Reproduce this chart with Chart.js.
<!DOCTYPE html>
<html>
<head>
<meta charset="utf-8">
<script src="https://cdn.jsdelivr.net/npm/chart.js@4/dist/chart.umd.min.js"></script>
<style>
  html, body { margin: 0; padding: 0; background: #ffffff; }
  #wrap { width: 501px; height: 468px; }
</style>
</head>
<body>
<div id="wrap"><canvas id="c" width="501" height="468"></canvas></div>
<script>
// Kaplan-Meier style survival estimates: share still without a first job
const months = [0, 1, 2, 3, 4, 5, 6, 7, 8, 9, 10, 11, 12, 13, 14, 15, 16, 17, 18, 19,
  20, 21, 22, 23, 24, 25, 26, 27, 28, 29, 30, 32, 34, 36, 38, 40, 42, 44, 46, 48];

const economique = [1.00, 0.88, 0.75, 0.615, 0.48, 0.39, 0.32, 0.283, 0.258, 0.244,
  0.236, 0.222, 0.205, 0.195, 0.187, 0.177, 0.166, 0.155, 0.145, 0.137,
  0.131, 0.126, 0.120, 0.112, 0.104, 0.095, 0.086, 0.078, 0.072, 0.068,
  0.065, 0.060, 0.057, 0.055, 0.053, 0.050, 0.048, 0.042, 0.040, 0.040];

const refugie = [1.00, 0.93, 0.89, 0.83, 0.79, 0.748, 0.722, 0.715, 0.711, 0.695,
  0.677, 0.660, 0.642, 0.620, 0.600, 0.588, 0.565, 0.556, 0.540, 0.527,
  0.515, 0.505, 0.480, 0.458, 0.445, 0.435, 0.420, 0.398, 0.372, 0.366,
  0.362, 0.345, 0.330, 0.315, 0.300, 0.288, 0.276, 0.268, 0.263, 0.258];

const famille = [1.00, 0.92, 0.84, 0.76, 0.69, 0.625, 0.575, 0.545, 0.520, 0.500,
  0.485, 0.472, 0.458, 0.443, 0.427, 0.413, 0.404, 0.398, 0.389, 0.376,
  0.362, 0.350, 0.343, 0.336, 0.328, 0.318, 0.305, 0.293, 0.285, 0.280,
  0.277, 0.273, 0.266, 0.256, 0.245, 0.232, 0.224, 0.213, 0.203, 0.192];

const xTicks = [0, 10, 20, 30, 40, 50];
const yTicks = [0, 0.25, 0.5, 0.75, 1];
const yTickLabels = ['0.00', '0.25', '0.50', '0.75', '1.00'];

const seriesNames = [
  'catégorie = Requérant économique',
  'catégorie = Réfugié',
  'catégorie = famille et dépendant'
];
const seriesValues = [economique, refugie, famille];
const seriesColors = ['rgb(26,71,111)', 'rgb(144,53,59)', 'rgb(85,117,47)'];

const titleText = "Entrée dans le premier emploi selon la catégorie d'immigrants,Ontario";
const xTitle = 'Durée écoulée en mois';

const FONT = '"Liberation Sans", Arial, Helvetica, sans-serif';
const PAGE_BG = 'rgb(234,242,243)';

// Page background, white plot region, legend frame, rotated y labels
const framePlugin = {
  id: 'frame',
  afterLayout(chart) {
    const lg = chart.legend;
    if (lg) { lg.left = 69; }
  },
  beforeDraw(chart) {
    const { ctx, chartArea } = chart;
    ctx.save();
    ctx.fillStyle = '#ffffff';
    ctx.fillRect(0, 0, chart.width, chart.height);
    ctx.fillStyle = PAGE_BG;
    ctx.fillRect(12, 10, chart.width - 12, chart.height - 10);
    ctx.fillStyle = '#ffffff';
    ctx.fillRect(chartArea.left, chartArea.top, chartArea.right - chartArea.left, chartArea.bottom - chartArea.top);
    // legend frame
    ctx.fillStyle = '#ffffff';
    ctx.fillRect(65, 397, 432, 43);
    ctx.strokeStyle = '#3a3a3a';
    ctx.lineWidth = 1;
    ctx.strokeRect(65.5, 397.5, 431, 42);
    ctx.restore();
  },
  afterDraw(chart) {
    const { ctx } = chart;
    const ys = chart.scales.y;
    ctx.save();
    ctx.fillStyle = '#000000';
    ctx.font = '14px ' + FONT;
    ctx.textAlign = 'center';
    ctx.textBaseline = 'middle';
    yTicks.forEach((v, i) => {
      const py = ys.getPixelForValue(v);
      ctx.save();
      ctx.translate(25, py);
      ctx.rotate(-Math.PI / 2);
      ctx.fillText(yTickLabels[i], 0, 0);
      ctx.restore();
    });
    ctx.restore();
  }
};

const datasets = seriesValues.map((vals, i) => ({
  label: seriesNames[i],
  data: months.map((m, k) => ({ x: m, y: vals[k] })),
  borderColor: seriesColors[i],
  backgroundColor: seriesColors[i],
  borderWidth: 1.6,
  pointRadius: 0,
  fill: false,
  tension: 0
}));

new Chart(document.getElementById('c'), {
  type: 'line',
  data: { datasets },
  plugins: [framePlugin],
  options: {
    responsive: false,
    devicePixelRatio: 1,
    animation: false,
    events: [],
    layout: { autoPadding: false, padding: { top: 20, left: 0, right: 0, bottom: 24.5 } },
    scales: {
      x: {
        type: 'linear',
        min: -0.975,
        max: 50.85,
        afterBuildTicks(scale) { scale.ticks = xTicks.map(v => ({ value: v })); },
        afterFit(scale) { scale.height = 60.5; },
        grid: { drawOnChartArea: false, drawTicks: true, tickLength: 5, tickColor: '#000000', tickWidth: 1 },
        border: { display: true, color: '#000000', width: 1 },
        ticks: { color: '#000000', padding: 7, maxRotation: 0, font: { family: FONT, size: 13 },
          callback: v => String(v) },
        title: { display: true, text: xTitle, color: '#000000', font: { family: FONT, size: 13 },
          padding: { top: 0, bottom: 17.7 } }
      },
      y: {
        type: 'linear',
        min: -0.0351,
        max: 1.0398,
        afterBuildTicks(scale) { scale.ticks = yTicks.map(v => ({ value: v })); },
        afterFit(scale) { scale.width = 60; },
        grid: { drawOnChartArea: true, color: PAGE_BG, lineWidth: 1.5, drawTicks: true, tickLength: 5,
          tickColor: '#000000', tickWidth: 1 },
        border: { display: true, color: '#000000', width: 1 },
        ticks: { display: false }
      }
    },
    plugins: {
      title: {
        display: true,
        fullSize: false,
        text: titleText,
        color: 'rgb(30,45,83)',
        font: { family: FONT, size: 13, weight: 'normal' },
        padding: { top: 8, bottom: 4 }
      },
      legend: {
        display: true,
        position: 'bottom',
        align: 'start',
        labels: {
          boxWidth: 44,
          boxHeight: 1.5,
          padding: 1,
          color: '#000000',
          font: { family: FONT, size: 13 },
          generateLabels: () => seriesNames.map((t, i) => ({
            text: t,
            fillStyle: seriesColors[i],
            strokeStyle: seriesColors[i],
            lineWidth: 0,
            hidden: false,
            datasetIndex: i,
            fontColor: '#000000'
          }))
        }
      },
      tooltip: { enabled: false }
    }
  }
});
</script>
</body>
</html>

▬▬▬▬▬▬▬▬▬▬

YOUR TASK
Quote exactly the opening line of the material above and every line after it, up to and including the line that contains "0.213, 0.203, 0.192];".

RESULT OF THE EXERCISE
Reproduce this chart with Chart.js.
<!DOCTYPE html>
<html>
<head>
<meta charset="utf-8">
<script src="https://cdn.jsdelivr.net/npm/chart.js@4/dist/chart.umd.min.js"></script>
<style>
  html, body { margin: 0; padding: 0; background: #ffffff; }
  #wrap { width: 501px; height: 468px; }
</style>
</head>
<body>
<div id="wrap"><canvas id="c" width="501" height="468"></canvas></div>
<script>
// Kaplan-Meier style survival estimates: share still without a first job
const months = [0, 1, 2, 3, 4, 5, 6, 7, 8, 9, 10, 11, 12, 13, 14, 15, 16, 17, 18, 19,
  20, 21, 22, 23, 24, 25, 26, 27, 28, 29, 30, 32, 34, 36, 38, 40, 42, 44, 46, 48];

const economique = [1.00, 0.88, 0.75, 0.615, 0.48, 0.39, 0.32, 0.283, 0.258, 0.244,
  0.236, 0.222, 0.205, 0.195, 0.187, 0.177, 0.166, 0.155, 0.145, 0.137,
  0.131, 0.126, 0.120, 0.112, 0.104, 0.095, 0.086, 0.078, 0.072, 0.068,
  0.065, 0.060, 0.057, 0.055, 0.053, 0.050, 0.048, 0.042, 0.040, 0.040];

const refugie = [1.00, 0.93, 0.89, 0.83, 0.79, 0.748, 0.722, 0.715, 0.711, 0.695,
  0.677, 0.660, 0.642, 0.620, 0.600, 0.588, 0.565, 0.556, 0.540, 0.527,
  0.515, 0.505, 0.480, 0.458, 0.445, 0.435, 0.420, 0.398, 0.372, 0.366,
  0.362, 0.345, 0.330, 0.315, 0.300, 0.288, 0.276, 0.268, 0.263, 0.258];

const famille = [1.00, 0.92, 0.84, 0.76, 0.69, 0.625, 0.575, 0.545, 0.520, 0.500,
  0.485, 0.472, 0.458, 0.443, 0.427, 0.413, 0.404, 0.398, 0.389, 0.376,
  0.362, 0.350, 0.343, 0.336, 0.328, 0.318, 0.305, 0.293, 0.285, 0.280,
  0.277, 0.273, 0.266, 0.256, 0.245, 0.232, 0.224, 0.213, 0.203, 0.192];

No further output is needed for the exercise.